▸ **YOUR TASK**
Reproduce every entry below precisely. Pictures are excluded from the copy.

▸ **Items from a dataset**
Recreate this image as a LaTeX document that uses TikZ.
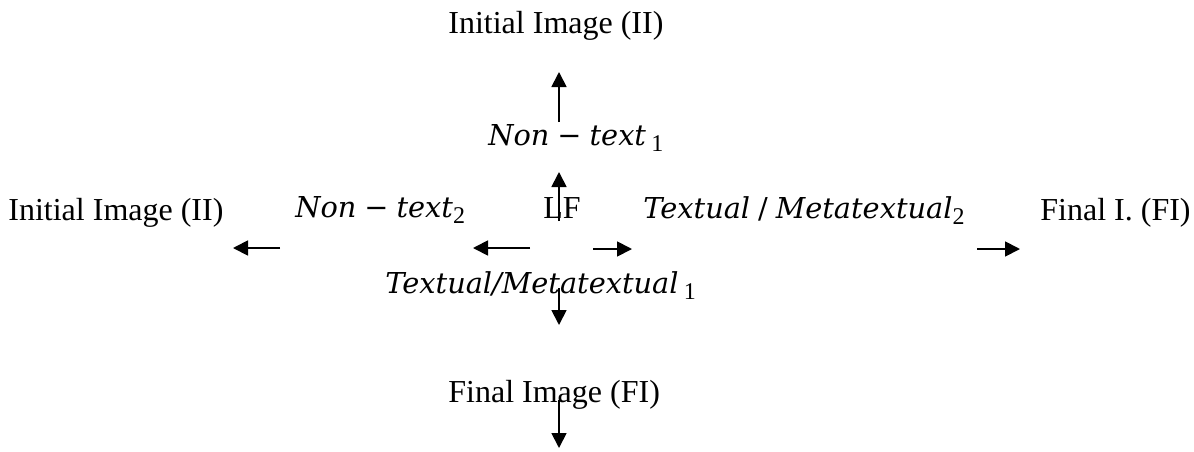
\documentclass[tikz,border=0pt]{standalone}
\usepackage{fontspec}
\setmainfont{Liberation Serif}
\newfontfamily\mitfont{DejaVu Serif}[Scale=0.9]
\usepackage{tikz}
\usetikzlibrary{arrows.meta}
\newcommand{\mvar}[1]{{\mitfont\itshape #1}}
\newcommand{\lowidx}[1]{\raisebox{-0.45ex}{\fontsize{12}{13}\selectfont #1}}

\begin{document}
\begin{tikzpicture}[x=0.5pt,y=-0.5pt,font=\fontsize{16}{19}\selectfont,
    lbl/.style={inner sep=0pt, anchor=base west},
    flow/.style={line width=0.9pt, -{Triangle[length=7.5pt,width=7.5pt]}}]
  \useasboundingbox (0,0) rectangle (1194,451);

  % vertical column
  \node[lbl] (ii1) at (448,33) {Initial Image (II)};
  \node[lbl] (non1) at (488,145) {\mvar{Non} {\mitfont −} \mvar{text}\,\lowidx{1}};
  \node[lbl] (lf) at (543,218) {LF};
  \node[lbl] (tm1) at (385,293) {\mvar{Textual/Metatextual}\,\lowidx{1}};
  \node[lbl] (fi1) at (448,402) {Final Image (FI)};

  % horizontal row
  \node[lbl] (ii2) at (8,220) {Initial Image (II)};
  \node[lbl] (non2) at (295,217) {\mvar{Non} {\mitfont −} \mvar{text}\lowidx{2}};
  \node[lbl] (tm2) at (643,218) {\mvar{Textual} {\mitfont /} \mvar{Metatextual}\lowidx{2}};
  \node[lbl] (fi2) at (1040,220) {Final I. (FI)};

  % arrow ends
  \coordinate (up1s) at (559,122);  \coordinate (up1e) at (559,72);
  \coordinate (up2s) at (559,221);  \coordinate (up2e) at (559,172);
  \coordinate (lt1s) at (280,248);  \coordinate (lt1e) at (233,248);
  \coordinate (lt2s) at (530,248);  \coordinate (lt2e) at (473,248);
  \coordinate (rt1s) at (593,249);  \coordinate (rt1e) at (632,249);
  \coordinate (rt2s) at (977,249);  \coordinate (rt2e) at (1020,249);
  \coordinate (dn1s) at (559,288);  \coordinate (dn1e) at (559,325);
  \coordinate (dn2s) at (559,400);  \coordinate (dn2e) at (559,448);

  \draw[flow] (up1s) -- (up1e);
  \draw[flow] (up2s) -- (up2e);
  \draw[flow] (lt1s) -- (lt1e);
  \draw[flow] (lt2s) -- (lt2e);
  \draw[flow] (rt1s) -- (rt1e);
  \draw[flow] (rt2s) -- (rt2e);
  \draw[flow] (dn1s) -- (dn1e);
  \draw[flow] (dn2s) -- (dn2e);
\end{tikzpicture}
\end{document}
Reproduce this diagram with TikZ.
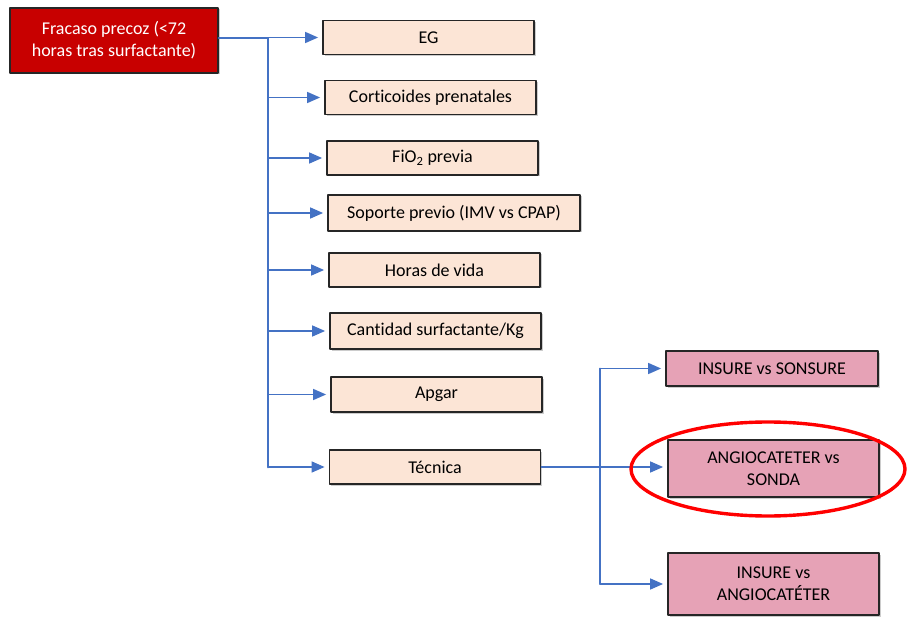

▸ **THE ANSWER**
Recreate this image as a LaTeX document that uses TikZ.
\documentclass[tikz,border=0pt]{standalone}
\usepackage{fontspec}
\setmainfont{Liberation Serif}
\newfontfamily\mitfont{DejaVu Serif}[Scale=0.9]
\usepackage{tikz}
\usetikzlibrary{arrows.meta}
\newcommand{\mvar}[1]{{\mitfont\itshape #1}}
\newcommand{\lowidx}[1]{\raisebox{-0.45ex}{\fontsize{12}{13}\selectfont #1}}

\begin{document}
\begin{tikzpicture}[x=0.5pt,y=-0.5pt,font=\fontsize{16}{19}\selectfont,
    lbl/.style={inner sep=0pt, anchor=base west},
    flow/.style={line width=0.9pt, -{Triangle[length=7.5pt,width=7.5pt]}}]
  \useasboundingbox (0,0) rectangle (1194,451);

  % vertical column
  \node[lbl] (ii1) at (448,33) {Initial Image (II)};
  \node[lbl] (non1) at (488,145) {\mvar{Non} {\mitfont −} \mvar{text}\,\lowidx{1}};
  \node[lbl] (lf) at (543,218) {LF};
  \node[lbl] (tm1) at (385,293) {\mvar{Textual/Metatextual}\,\lowidx{1}};
  \node[lbl] (fi1) at (448,402) {Final Image (FI)};

  % horizontal row
  \node[lbl] (ii2) at (8,220) {Initial Image (II)};
  \node[lbl] (non2) at (295,217) {\mvar{Non} {\mitfont −} \mvar{text}\lowidx{2}};
  \node[lbl] (tm2) at (643,218) {\mvar{Textual} {\mitfont /} \mvar{Metatextual}\lowidx{2}};
  \node[lbl] (fi2) at (1040,220) {Final I. (FI)};

  % arrow ends
  \coordinate (up1s) at (559,122);  \coordinate (up1e) at (559,72);
  \coordinate (up2s) at (559,221);  \coordinate (up2e) at (559,172);
  \coordinate (lt1s) at (280,248);  \coordinate (lt1e) at (233,248);
  \coordinate (lt2s) at (530,248);  \coordinate (lt2e) at (473,248);
  \coordinate (rt1s) at (593,249);  \coordinate (rt1e) at (632,249);
  \coordinate (rt2s) at (977,249);  \coordinate (rt2e) at (1020,249);
  \coordinate (dn1s) at (559,288);  \coordinate (dn1e) at (559,325);
  \coordinate (dn2s) at (559,400);  \coordinate (dn2e) at (559,448);

  \draw[flow] (up1s) -- (up1e);
  \draw[flow] (up2s) -- (up2e);
  \draw[flow] (lt1s) -- (lt1e);
  \draw[flow] (lt2s) -- (lt2e);
  \draw[flow] (rt1s) -- (rt1e);
  \draw[flow] (rt2s) -- (rt2e);
  \draw[flow] (dn1s) -- (dn1e);
  \draw[flow] (dn2s) -- (dn2e);
\end{tikzpicture}
\end{document}
Reproduce this diagram with TikZ.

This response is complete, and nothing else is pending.